The Taj Mahal, India’s most famous landmark, is haunted by a conspiracy theory. It has been pushed for years by an ardent cadre of pseudo-historians, lawyers and religious believers who claim that everything you’ve been told about the building is a lie.
The theory is convoluted, to say the least.
The thrust is that the building is not truly a masterpiece of Indo-Islamic architecture, commissioned in the 17th century by the Mughal ruler Shah Jahan, a Muslim, as a tomb for his beloved wife, who died giving birth to their 14th child. Instead, the theory goes, its origins are Hindu, a history that has long been suppressed.
Evidence of that is conjecture — and has repeatedly been debunked. That has not put the matter to rest. Hari Shankhar Jain [b. 1954], a prominent lawyer in the cause, said in an interview that the authorities “did not want the truth to come out.”
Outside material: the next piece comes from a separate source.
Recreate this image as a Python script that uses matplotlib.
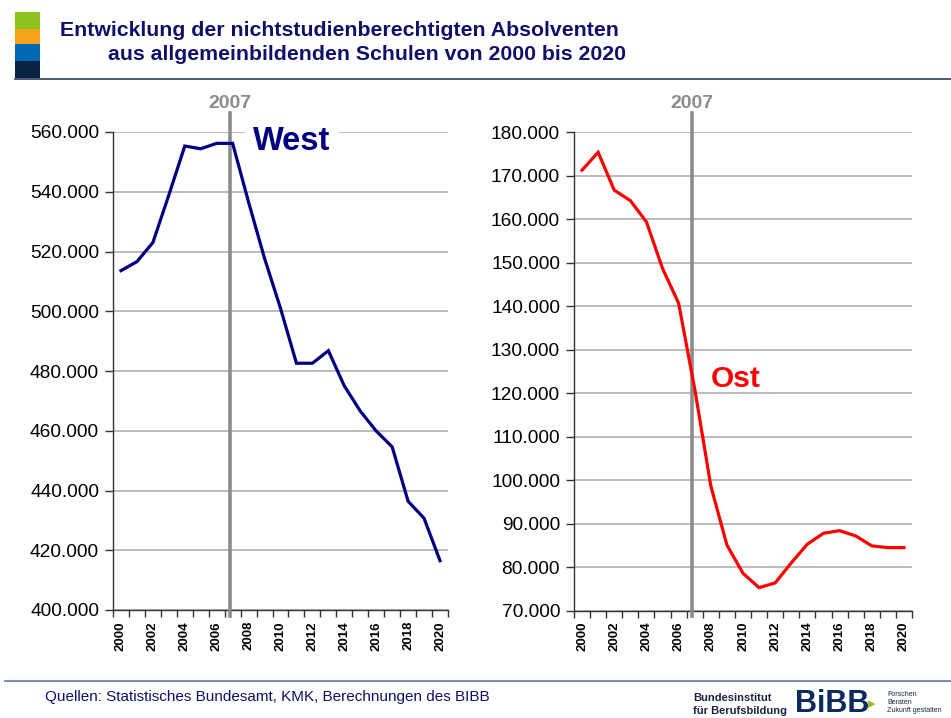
import matplotlib
matplotlib.use('Agg')
import matplotlib.pyplot as plt
from matplotlib.ticker import FuncFormatter, FixedLocator
from matplotlib.patches import Rectangle
from matplotlib.lines import Line2D

plt.rcParams['font.family'] = ['Liberation Sans', 'DejaVu Sans']

# data
years = list(range(2000, 2021))
west = [513600, 516600, 523000, 538900, 555300, 554400, 556200, 556200,
        536500, 517700, 501000, 482600, 482600, 486800, 475000, 466600,
        459900, 454600, 436400, 430700, 416500]
ost = [171300, 175400, 166700, 164300, 159400, 148700, 140700, 121000,
       98700, 85100, 78600, 75300, 76400, 81000, 85300, 87800,
       88400, 87200, 84900, 84500, 84500]
mark_year = 2007
title = ("Entwicklung der nichtstudienberechtigten Absolventen",
         "aus allgemeinbildenden Schulen von 2000 bis 2020")
source = "Quellen: Statistisches Bundesamt, KMK, Berechnungen des BIBB"

NAVY = '#000080'
GRID = '#a8a8a8'


def thousands(v, pos):
    return f"{v:,.0f}".replace(',', '.')


def draw(ax, values, color, ylim, ystep, name, name_xy, name_size, boxed):
    ax.set_xlim(years[0] - 0.5, years[-1] + 0.5)
    ax.set_ylim(*ylim)
    yt = list(range(ylim[0], ylim[1] + 1, ystep))
    ax.set_yticks(yt)
    ax.yaxis.set_major_formatter(FuncFormatter(thousands))
    ax.grid(axis='y', color=GRID, linewidth=1.1)
    ax.set_axisbelow(True)
    # category ticks between years, labels on even years
    ax.xaxis.set_major_locator(FixedLocator([y - 0.5 for y in years] + [years[-1] + 0.5]))
    ax.xaxis.set_major_formatter(FuncFormatter(lambda v, p: ''))
    ax.xaxis.set_minor_locator(FixedLocator([y for y in years if y % 2 == 0]))
    ax.xaxis.set_minor_formatter(FuncFormatter(lambda v, p: f"{int(round(v))}"))
    ax.tick_params(axis='x', which='major', length=5, width=1, color='#333333')
    ax.tick_params(axis='x', which='minor', length=0, pad=8, labelsize=9.5,
                   labelrotation=90)
    for lab in ax.get_xticklabels(minor=True):
        lab.set_fontweight('bold')
    ax.tick_params(axis='y', length=6, width=1, color='#333333', labelsize=13.8, pad=4)
    for s in ('top', 'right'):
        ax.spines[s].set_visible(False)
    for s in ('left', 'bottom'):
        ax.spines[s].set_color('#333333')
        ax.spines[s].set_linewidth(1)
    ax.axvline(mark_year - 0.17, ymin=-0.012, ymax=1.04, color='#8c8c8c',
               linewidth=2.6, clip_on=False, zorder=4)
    ax.text(mark_year - 0.17, 1.06, str(mark_year), transform=ax.get_xaxis_transform(),
            ha='center', va='center', fontsize=14, fontweight='bold', color='#8c8c8c')
    ax.plot(years, values, color=color, linewidth=2.3, zorder=5, solid_joinstyle='miter')
    box = dict(facecolor='white', edgecolor='none', pad=6) if boxed else None
    ax.text(name_xy[0], name_xy[1], name, transform=ax.get_xaxis_transform(),
            ha='left', va='center', fontsize=name_size, fontweight='bold', color=color,
            zorder=6, bbox=box)


fig = plt.figure(figsize=(9.51, 7.18), dpi=100)
fig.patch.set_facecolor('white')

ax1 = fig.add_axes([113 / 951, 1 - 610 / 718, 335 / 951, 478 / 718])
ax2 = fig.add_axes([574 / 951, 1 - 610.7 / 718, 338 / 951, 478.4 / 718])

draw(ax1, west, NAVY, (400000, 560000), 20000, 'West', (2008.3, 0.98), 23.5, True)
draw(ax2, ost, '#ff0000', (70000, 180000), 10000, 'Ost', (2008.0, 0.485), 21.5, False)

# header
bar = [('#8dc21f', 12, 29), ('#f5a31a', 29, 44), ('#0068b4', 44, 61), ('#0b2342', 61, 78)]
for c, y0, y1 in bar:
    fig.patches.append(Rectangle((15 / 951, 1 - y1 / 718), 25 / 951, (y1 - y0) / 718,
                                 transform=fig.transFigure, facecolor=c, edgecolor='none'))
fig.text(60 / 951, 1 - 30 / 718, title[0], fontsize=15.3, fontweight='bold',
         color='#10106a', ha='left', va='center')
fig.text(108 / 951, 1 - 55 / 718, title[1], fontsize=15.3, fontweight='bold',
         color='#10106a', ha='left', va='center')
fig.lines.append(Line2D([15 / 951, 1], [1 - 79 / 718] * 2, transform=fig.transFigure,
                        color='#2c3b5e', linewidth=1.2))

# footer
fig.lines.append(Line2D([5 / 951, 1], [1 - 681 / 718] * 2, transform=fig.transFigure,
                        color='#8090a8', linewidth=1.5))
fig.text(45 / 951, 1 - 697 / 718, source, fontsize=11, color='#10106a',
         ha='left', va='center')
fig.text(693 / 951, 1 - 698 / 718, "Bundesinstitut", fontsize=8, fontweight='bold',
         color='#1a2540', ha='left', va='center')
fig.text(693 / 951, 1 - 711 / 718, "für Berufsbildung", fontsize=8, fontweight='bold',
         color='#1a2540', ha='left', va='center')
fig.text(795 / 951, 1 - 704 / 718, "BiBB", fontsize=22, fontweight='bold',
         color='#0b2a5e', ha='left', va='center')
fig.text(868 / 951, 1 - 704 / 718, "\u25b8", fontsize=11, color='#8dc21f',
         ha='left', va='center', family=['DejaVu Sans'])
for i, w in enumerate(["Forschen", "Beraten", "Zukunft gestalten"]):
    fig.text(887 / 951, 1 - (694 + i * 8.5) / 718, w, fontsize=5, color='#1a2540',
             ha='left', va='center')

fig.savefig('out.png', dpi=100, facecolor='white')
Now Bollywood has weighed in. A new film, “The Taj Story,” has turned the revisionist claims into a courtroom drama, featuring a popular actor, Paresh Rawal [b. 1955].
[Bollywood is the popular name for India's Hindi-language film industry, based in Mumbai (formerly known as Bombay). The term Bollywood is a portmanteau of ‘Bombay’ and ‘Hollywood.’ The name Bollywood is often erroneously applied to Indian cinema as a whole, especially outside India, but it correctly only refers to Hindi-language films.]
The film’s promotional materials promised to “reveal the untold history” of the landmark. It doesn’t. What it has done instead is rehash discredited claims that once were relegated to the fringes of the internet, giving prominence to efforts to inflame sectarian tensions.
They include assertions that the site had previously been a Hindu palace [built in the 4th century CE] — or, perhaps, a temple dedicated to Lord Shiva [1155 CE]; that carbon dating of a piece of wood from a door showed it was built long before the 17th century; that 22 “secret chambers” beneath the main structure had been locked or bricked up by the authorities to shield outsiders from the truth.
The film’s writer and director, Tushar Amrish Goel, said he had settled on the concept after spending two and a half years researching the alternative claims about the monument’s past, which he called “intriguing and engaging.” It follows a veteran tour guide at the Taj Mahal who comes to question the historical narratives behind the monument and goes to court to prove his suspicions are real.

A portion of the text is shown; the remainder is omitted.